Unfortunately for Mr Allan, Clarke was a gambler with a taste for Crown Casino's high-roller Mahogany Room who had decided to siphon large sums of money from the law firm's accounts to prop up both his and his associates' gambling habits.
Accountant and disgraced former Geelong mayor Frank De Stefano was one gambling buddy who enjoyed playing with Mr Allan's money, using cheques pinched by Clarke to maintain his casino credit line.
De Stefano was eventually jailed for 10 years for stealing $8.6 million of his own clients' money for his gambling pleasure.
Later investigations would find Clarke misused the law firm's trust accounts to misappropriate about $1 million and prop up about $5 million in debts owed by others.
By 1999 the Law Institute of Victoria came calling following a complaint about a $75,000 cheque possibly stolen from the trust, leaving Clarke scrambling to cover his tracks.

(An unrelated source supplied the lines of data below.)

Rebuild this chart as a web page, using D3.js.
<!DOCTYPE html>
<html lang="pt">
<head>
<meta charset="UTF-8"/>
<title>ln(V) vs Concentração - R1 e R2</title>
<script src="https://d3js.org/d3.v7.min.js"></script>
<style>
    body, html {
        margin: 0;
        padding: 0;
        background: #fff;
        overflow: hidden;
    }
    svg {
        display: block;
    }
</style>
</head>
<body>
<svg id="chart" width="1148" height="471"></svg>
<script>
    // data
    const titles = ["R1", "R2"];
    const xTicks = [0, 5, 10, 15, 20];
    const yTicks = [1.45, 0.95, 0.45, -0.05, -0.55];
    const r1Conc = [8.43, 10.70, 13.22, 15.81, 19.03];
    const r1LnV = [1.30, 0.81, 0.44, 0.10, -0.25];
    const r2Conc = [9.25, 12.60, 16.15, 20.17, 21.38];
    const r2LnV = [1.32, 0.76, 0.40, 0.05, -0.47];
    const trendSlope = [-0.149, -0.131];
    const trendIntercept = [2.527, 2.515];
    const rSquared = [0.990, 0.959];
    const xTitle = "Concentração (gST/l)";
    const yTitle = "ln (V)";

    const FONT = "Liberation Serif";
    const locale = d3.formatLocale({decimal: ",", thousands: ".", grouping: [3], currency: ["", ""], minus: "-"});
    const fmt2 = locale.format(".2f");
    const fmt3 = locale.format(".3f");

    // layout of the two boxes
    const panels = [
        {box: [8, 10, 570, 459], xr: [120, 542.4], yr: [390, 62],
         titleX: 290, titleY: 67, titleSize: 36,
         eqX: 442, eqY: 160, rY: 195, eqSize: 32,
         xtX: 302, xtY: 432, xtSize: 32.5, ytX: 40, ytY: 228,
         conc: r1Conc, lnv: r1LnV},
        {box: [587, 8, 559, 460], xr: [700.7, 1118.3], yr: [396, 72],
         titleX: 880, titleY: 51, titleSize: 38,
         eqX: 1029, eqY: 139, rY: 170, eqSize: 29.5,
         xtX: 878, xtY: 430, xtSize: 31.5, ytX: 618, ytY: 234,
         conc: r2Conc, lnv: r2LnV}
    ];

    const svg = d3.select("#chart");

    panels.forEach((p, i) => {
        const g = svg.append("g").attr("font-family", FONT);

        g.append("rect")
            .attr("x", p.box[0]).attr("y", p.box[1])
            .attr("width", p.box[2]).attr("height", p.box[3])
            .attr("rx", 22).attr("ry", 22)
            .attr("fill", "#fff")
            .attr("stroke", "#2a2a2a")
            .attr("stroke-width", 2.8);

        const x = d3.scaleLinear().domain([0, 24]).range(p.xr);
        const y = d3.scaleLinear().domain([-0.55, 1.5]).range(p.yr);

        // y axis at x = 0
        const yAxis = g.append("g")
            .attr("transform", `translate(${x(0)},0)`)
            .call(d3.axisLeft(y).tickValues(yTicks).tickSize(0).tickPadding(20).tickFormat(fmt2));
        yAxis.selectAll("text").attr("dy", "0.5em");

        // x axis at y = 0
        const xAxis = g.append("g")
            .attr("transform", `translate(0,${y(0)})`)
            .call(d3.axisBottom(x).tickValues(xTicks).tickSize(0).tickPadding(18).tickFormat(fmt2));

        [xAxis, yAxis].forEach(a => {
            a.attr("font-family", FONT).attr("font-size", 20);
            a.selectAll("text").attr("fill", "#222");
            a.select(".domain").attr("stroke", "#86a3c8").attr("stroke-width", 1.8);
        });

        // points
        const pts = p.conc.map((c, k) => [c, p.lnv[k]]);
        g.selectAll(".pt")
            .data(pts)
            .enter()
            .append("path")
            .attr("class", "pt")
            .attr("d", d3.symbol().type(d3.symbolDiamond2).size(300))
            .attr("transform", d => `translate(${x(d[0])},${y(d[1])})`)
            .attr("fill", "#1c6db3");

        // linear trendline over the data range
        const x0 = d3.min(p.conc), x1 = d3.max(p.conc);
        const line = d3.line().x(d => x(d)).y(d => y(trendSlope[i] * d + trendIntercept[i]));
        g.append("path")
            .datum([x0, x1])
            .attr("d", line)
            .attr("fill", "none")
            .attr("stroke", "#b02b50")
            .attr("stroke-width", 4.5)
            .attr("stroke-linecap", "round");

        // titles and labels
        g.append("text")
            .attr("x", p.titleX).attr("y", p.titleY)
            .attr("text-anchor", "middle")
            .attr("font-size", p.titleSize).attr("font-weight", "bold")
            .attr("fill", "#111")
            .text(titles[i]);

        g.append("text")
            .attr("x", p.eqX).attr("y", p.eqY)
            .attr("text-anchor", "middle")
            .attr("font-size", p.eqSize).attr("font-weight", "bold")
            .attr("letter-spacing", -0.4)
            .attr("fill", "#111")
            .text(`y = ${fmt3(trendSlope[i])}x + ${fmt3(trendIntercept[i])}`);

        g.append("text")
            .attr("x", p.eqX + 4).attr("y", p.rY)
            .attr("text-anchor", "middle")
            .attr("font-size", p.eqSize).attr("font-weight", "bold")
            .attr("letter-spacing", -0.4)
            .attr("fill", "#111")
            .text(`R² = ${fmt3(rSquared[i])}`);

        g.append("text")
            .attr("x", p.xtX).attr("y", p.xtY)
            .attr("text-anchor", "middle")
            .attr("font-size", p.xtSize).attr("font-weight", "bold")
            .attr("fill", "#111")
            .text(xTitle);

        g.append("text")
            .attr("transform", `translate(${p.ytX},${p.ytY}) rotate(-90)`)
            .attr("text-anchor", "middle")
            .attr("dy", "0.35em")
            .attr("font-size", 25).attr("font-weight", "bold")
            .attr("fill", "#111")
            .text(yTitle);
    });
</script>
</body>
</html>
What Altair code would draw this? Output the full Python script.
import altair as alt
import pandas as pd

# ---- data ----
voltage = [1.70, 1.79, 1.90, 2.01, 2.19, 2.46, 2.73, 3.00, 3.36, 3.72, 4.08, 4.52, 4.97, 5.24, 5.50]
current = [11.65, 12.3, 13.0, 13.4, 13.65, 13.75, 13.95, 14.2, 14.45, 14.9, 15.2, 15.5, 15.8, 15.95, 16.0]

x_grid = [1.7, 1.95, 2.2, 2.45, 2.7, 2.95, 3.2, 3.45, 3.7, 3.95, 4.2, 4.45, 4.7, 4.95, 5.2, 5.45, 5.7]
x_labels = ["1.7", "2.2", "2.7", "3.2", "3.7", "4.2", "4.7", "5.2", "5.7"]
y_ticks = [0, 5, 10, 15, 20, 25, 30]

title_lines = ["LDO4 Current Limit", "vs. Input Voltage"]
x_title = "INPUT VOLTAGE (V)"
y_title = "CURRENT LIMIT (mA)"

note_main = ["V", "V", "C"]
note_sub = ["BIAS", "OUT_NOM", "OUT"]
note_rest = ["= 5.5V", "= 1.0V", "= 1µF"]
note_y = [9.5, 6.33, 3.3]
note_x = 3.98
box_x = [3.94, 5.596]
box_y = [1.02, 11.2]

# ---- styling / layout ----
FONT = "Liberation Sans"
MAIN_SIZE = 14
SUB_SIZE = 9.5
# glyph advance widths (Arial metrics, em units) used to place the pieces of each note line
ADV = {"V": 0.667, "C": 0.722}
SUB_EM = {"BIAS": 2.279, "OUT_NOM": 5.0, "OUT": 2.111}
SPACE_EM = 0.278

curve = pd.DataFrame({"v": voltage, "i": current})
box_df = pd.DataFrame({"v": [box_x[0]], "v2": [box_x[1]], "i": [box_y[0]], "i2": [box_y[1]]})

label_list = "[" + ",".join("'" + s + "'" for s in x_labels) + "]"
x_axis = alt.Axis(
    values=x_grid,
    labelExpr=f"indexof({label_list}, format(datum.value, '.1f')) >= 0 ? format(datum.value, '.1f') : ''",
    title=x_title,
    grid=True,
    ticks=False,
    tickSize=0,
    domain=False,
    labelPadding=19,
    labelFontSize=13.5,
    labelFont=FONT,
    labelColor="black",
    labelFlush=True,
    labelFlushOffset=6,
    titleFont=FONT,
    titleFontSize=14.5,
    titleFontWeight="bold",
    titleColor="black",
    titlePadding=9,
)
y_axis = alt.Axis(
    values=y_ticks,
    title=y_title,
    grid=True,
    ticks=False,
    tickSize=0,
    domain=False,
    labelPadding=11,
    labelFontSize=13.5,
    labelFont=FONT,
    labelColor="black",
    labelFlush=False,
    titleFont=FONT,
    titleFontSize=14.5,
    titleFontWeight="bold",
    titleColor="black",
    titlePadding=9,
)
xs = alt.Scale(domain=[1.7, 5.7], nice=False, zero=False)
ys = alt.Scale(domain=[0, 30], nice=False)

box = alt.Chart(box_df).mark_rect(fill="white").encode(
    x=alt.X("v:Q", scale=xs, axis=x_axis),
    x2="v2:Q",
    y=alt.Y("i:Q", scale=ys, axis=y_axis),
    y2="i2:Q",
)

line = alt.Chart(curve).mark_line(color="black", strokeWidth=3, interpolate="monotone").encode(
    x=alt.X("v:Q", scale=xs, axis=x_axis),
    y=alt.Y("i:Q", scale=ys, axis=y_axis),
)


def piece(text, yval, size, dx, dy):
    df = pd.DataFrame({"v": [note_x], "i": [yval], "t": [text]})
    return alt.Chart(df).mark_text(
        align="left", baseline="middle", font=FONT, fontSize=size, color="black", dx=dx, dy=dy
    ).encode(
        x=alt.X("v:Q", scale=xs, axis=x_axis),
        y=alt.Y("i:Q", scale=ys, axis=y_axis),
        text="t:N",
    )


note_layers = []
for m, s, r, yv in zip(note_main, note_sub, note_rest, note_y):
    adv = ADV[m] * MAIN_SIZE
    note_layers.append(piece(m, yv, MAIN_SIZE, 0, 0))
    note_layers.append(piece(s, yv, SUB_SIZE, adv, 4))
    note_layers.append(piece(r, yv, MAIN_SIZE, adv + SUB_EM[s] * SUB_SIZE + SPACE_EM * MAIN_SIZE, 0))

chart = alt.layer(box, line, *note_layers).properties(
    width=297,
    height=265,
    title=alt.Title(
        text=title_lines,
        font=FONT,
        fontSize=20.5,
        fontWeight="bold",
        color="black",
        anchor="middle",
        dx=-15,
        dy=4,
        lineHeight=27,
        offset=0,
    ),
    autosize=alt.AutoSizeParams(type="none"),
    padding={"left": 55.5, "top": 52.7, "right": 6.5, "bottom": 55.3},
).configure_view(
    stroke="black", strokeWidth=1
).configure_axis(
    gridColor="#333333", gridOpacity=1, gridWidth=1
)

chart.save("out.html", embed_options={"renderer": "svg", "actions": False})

Clarke's cold-blooded plan was to have Mr Clarke mysteriously disappear so authorities would focus their blame on the solicitor.
In one of his final insults to his boss, Clarke siphoned more cash from the law firm's trust account to pay Athanasi to kill Mr Allan.

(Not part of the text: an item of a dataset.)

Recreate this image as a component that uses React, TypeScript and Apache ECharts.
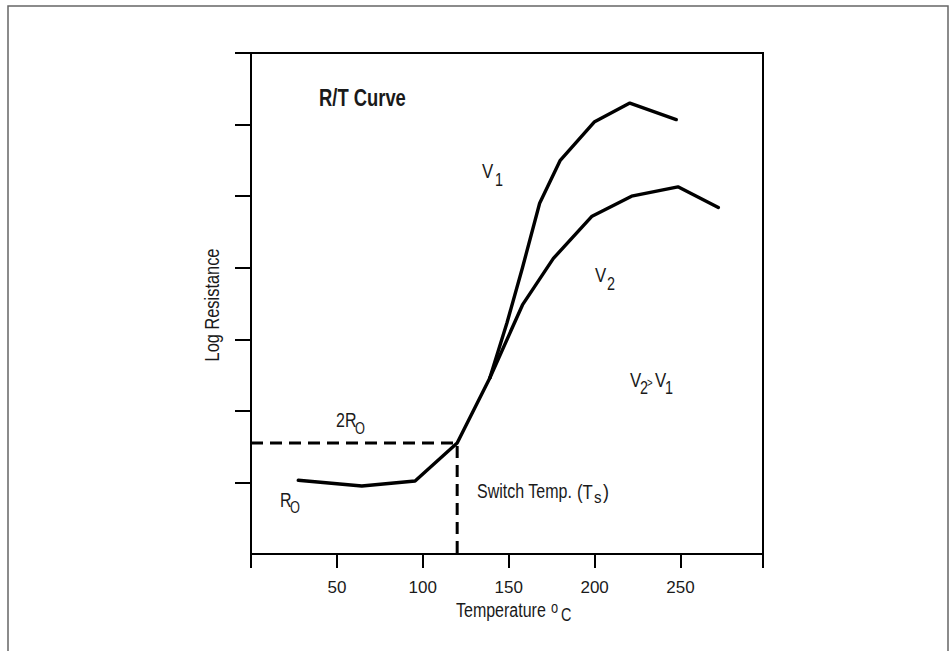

He used Mr Allan's money to pay Mr Allan's killer.
Athanasi, a convicted drug trafficker, former nightclub owner and gambling buddy of Clarke, then hired his unemployed buddy Cavkic to kill Mr Allan.
Mr Allan was last seen on the evening of May 28, 2000. CCTV footage showed him with Clarke at 9.45pm at an East Keilor service station, after Clarke had lured him there to discuss the firm's financial difficulties.
At 2.20am the next day police came upon Cavkic sitting in Mr Allan's Mercedes Benz, parked in a dead-end street in Laverton alongside Athanasi in his Jaguar.
In the back seat of Mr Allan's car lay a dirty shovel, hoe and can of petrol, while the solicitor's wallet and phone were also found in the car - along with a gun and specks of his blood on Cavkic' pants leg.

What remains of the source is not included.